Exercise directions. Write the listing below out again exactly, dropping the images.

(Stored entries)

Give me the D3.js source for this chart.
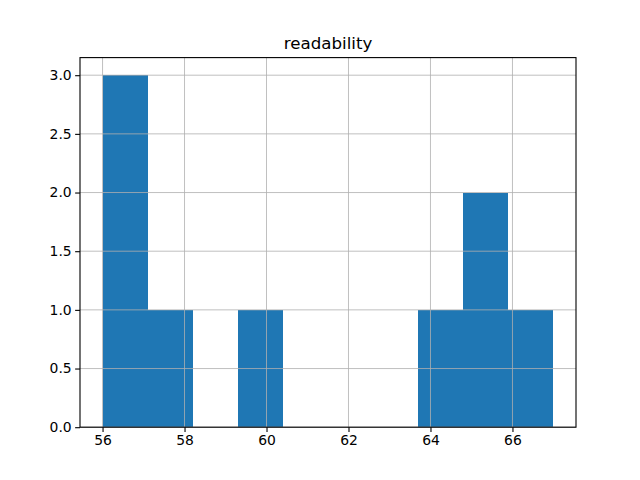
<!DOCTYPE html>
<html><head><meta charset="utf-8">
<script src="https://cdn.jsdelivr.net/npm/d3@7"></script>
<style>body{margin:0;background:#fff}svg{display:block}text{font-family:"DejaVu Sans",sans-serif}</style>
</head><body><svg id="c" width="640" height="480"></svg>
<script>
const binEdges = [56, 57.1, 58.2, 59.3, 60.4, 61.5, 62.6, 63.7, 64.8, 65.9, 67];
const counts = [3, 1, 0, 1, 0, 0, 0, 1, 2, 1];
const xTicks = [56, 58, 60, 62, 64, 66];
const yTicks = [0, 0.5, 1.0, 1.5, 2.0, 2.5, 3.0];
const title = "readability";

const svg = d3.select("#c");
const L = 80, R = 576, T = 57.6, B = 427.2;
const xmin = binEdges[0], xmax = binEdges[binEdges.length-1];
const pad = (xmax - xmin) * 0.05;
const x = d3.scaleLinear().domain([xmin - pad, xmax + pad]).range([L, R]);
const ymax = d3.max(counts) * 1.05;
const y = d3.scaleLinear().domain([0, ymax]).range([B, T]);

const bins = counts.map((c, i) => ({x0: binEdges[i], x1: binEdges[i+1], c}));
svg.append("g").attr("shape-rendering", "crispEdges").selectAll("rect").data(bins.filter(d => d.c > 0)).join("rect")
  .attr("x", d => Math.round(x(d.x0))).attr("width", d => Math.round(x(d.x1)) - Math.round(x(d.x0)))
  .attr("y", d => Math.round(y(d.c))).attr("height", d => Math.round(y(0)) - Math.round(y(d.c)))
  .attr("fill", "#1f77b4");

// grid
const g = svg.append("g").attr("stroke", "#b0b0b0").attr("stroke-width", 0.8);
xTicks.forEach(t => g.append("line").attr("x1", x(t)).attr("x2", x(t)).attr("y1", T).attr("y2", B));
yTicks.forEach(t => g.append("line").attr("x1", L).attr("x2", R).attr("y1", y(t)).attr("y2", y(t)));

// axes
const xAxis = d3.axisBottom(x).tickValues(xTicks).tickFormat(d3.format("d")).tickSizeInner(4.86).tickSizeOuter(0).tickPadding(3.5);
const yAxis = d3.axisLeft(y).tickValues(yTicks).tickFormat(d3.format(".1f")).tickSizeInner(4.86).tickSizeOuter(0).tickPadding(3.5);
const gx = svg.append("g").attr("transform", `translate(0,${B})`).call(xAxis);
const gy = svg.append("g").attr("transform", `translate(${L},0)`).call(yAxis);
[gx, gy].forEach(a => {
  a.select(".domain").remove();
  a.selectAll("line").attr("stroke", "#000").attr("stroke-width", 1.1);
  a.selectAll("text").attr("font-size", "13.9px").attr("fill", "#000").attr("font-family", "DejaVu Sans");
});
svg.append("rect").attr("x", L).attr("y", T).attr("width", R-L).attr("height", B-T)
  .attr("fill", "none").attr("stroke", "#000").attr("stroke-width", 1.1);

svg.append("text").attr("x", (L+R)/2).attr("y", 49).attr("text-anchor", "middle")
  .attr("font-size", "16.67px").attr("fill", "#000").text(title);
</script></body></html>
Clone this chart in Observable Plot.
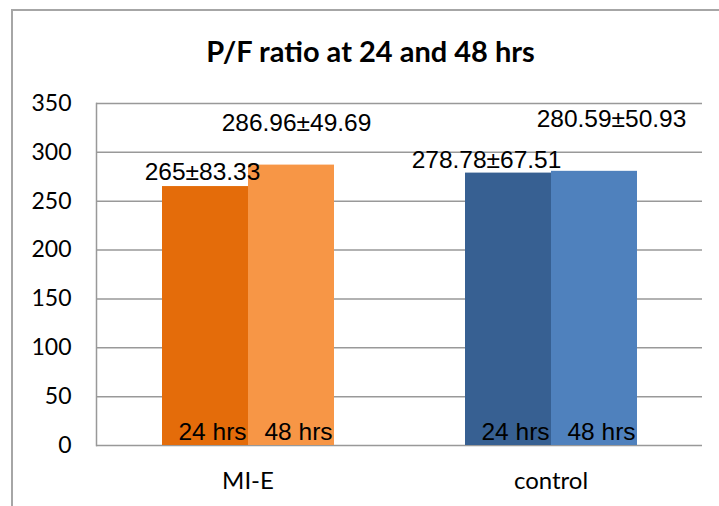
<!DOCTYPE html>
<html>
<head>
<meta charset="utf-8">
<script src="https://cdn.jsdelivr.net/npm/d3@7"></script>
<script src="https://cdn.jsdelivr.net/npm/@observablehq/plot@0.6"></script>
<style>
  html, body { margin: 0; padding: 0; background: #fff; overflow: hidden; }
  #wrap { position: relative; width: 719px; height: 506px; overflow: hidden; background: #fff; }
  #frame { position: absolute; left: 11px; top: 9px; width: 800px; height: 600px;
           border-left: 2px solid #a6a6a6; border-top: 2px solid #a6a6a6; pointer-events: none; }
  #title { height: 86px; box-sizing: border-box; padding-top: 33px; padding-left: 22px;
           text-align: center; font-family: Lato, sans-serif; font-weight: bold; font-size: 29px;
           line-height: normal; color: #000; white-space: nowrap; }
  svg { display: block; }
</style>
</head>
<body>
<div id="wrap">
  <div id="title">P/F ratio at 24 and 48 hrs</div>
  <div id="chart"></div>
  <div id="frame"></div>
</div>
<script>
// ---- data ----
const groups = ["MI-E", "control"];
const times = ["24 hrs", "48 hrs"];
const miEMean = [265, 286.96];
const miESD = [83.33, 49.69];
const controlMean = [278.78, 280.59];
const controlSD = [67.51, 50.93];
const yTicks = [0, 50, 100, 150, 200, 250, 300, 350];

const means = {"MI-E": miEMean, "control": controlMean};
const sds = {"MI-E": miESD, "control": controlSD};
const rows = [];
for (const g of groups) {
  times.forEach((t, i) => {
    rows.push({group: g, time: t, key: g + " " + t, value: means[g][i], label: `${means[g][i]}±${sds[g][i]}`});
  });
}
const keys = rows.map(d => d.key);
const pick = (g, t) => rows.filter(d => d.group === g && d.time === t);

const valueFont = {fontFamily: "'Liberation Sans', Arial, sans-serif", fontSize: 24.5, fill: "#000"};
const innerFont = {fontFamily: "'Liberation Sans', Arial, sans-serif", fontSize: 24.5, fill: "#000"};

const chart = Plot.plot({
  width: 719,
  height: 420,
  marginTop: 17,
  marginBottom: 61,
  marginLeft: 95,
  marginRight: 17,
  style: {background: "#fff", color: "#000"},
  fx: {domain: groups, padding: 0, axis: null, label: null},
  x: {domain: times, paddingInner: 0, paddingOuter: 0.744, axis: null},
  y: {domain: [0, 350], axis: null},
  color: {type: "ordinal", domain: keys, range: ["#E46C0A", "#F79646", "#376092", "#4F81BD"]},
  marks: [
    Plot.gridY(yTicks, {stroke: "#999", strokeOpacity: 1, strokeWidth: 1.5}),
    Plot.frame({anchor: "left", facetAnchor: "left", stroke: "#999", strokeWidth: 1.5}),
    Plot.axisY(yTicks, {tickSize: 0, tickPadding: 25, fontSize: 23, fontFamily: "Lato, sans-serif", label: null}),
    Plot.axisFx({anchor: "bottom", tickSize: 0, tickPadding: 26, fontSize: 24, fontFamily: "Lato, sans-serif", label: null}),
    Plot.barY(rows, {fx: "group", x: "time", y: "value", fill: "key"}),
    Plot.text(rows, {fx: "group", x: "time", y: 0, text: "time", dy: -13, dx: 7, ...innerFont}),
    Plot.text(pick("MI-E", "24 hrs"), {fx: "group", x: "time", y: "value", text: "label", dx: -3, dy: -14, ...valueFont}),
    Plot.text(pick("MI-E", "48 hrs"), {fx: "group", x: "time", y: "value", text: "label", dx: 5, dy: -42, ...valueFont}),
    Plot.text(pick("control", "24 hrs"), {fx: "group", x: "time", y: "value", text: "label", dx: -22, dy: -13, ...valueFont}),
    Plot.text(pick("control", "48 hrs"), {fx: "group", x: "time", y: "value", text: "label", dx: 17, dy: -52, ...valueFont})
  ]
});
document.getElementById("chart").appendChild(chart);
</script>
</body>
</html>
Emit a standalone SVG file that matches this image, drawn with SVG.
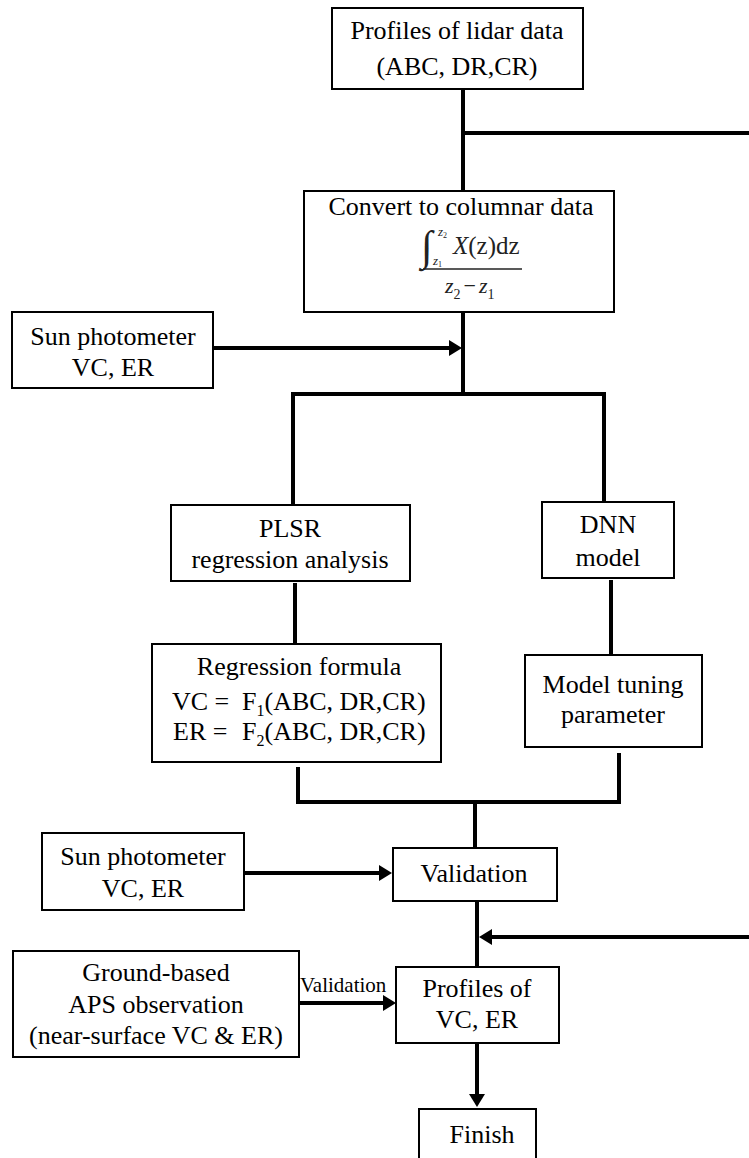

Output below.
Give me the D3.js source for this chart.
<!DOCTYPE html>
<html><head><meta charset="utf-8">
<script src="https://cdn.jsdelivr.net/npm/d3@7"></script>
<style>body{margin:0;background:#fff}svg{display:block}text{font-family:"DejaVu Sans",sans-serif}</style>
</head><body><svg id="c" width="640" height="480"></svg>
<script>
const binEdges = [56, 57.1, 58.2, 59.3, 60.4, 61.5, 62.6, 63.7, 64.8, 65.9, 67];
const counts = [3, 1, 0, 1, 0, 0, 0, 1, 2, 1];
const xTicks = [56, 58, 60, 62, 64, 66];
const yTicks = [0, 0.5, 1.0, 1.5, 2.0, 2.5, 3.0];
const title = "readability";

const svg = d3.select("#c");
const L = 80, R = 576, T = 57.6, B = 427.2;
const xmin = binEdges[0], xmax = binEdges[binEdges.length-1];
const pad = (xmax - xmin) * 0.05;
const x = d3.scaleLinear().domain([xmin - pad, xmax + pad]).range([L, R]);
const ymax = d3.max(counts) * 1.05;
const y = d3.scaleLinear().domain([0, ymax]).range([B, T]);

const bins = counts.map((c, i) => ({x0: binEdges[i], x1: binEdges[i+1], c}));
svg.append("g").attr("shape-rendering", "crispEdges").selectAll("rect").data(bins.filter(d => d.c > 0)).join("rect")
  .attr("x", d => Math.round(x(d.x0))).attr("width", d => Math.round(x(d.x1)) - Math.round(x(d.x0)))
  .attr("y", d => Math.round(y(d.c))).attr("height", d => Math.round(y(0)) - Math.round(y(d.c)))
  .attr("fill", "#1f77b4");

// grid
const g = svg.append("g").attr("stroke", "#b0b0b0").attr("stroke-width", 0.8);
xTicks.forEach(t => g.append("line").attr("x1", x(t)).attr("x2", x(t)).attr("y1", T).attr("y2", B));
yTicks.forEach(t => g.append("line").attr("x1", L).attr("x2", R).attr("y1", y(t)).attr("y2", y(t)));

// axes
const xAxis = d3.axisBottom(x).tickValues(xTicks).tickFormat(d3.format("d")).tickSizeInner(4.86).tickSizeOuter(0).tickPadding(3.5);
const yAxis = d3.axisLeft(y).tickValues(yTicks).tickFormat(d3.format(".1f")).tickSizeInner(4.86).tickSizeOuter(0).tickPadding(3.5);
const gx = svg.append("g").attr("transform", `translate(0,${B})`).call(xAxis);
const gy = svg.append("g").attr("transform", `translate(${L},0)`).call(yAxis);
[gx, gy].forEach(a => {
  a.select(".domain").remove();
  a.selectAll("line").attr("stroke", "#000").attr("stroke-width", 1.1);
  a.selectAll("text").attr("font-size", "13.9px").attr("fill", "#000").attr("font-family", "DejaVu Sans");
});
svg.append("rect").attr("x", L).attr("y", T).attr("width", R-L).attr("height", B-T)
  .attr("fill", "none").attr("stroke", "#000").attr("stroke-width", 1.1);

svg.append("text").attr("x", (L+R)/2).attr("y", 49).attr("text-anchor", "middle")
  .attr("font-size", "16.67px").attr("fill", "#000").text(title);
</script></body></html>
Clone this chart in Observable Plot.
<!DOCTYPE html>
<html>
<head>
<meta charset="utf-8">
<script src="https://cdn.jsdelivr.net/npm/d3@7"></script>
<script src="https://cdn.jsdelivr.net/npm/@observablehq/plot@0.6"></script>
<style>
  html, body { margin: 0; padding: 0; background: #fff; overflow: hidden; }
  #wrap { position: relative; width: 719px; height: 506px; overflow: hidden; background: #fff; }
  #frame { position: absolute; left: 11px; top: 9px; width: 800px; height: 600px;
           border-left: 2px solid #a6a6a6; border-top: 2px solid #a6a6a6; pointer-events: none; }
  #title { height: 86px; box-sizing: border-box; padding-top: 33px; padding-left: 22px;
           text-align: center; font-family: Lato, sans-serif; font-weight: bold; font-size: 29px;
           line-height: normal; color: #000; white-space: nowrap; }
  svg { display: block; }
</style>
</head>
<body>
<div id="wrap">
  <div id="title">P/F ratio at 24 and 48 hrs</div>
  <div id="chart"></div>
  <div id="frame"></div>
</div>
<script>
// ---- data ----
const groups = ["MI-E", "control"];
const times = ["24 hrs", "48 hrs"];
const miEMean = [265, 286.96];
const miESD = [83.33, 49.69];
const controlMean = [278.78, 280.59];
const controlSD = [67.51, 50.93];
const yTicks = [0, 50, 100, 150, 200, 250, 300, 350];

const means = {"MI-E": miEMean, "control": controlMean};
const sds = {"MI-E": miESD, "control": controlSD};
const rows = [];
for (const g of groups) {
  times.forEach((t, i) => {
    rows.push({group: g, time: t, key: g + " " + t, value: means[g][i], label: `${means[g][i]}±${sds[g][i]}`});
  });
}
const keys = rows.map(d => d.key);
const pick = (g, t) => rows.filter(d => d.group === g && d.time === t);

const valueFont = {fontFamily: "'Liberation Sans', Arial, sans-serif", fontSize: 24.5, fill: "#000"};
const innerFont = {fontFamily: "'Liberation Sans', Arial, sans-serif", fontSize: 24.5, fill: "#000"};

const chart = Plot.plot({
  width: 719,
  height: 420,
  marginTop: 17,
  marginBottom: 61,
  marginLeft: 95,
  marginRight: 17,
  style: {background: "#fff", color: "#000"},
  fx: {domain: groups, padding: 0, axis: null, label: null},
  x: {domain: times, paddingInner: 0, paddingOuter: 0.744, axis: null},
  y: {domain: [0, 350], axis: null},
  color: {type: "ordinal", domain: keys, range: ["#E46C0A", "#F79646", "#376092", "#4F81BD"]},
  marks: [
    Plot.gridY(yTicks, {stroke: "#999", strokeOpacity: 1, strokeWidth: 1.5}),
    Plot.frame({anchor: "left", facetAnchor: "left", stroke: "#999", strokeWidth: 1.5}),
    Plot.axisY(yTicks, {tickSize: 0, tickPadding: 25, fontSize: 23, fontFamily: "Lato, sans-serif", label: null}),
    Plot.axisFx({anchor: "bottom", tickSize: 0, tickPadding: 26, fontSize: 24, fontFamily: "Lato, sans-serif", label: null}),
    Plot.barY(rows, {fx: "group", x: "time", y: "value", fill: "key"}),
    Plot.text(rows, {fx: "group", x: "time", y: 0, text: "time", dy: -13, dx: 7, ...innerFont}),
    Plot.text(pick("MI-E", "24 hrs"), {fx: "group", x: "time", y: "value", text: "label", dx: -3, dy: -14, ...valueFont}),
    Plot.text(pick("MI-E", "48 hrs"), {fx: "group", x: "time", y: "value", text: "label", dx: 5, dy: -42, ...valueFont}),
    Plot.text(pick("control", "24 hrs"), {fx: "group", x: "time", y: "value", text: "label", dx: -22, dy: -13, ...valueFont}),
    Plot.text(pick("control", "48 hrs"), {fx: "group", x: "time", y: "value", text: "label", dx: 17, dy: -52, ...valueFont})
  ]
});
document.getElementById("chart").appendChild(chart);
</script>
</body>
</html>
Emit a standalone SVG file that matches this image, drawn with SVG.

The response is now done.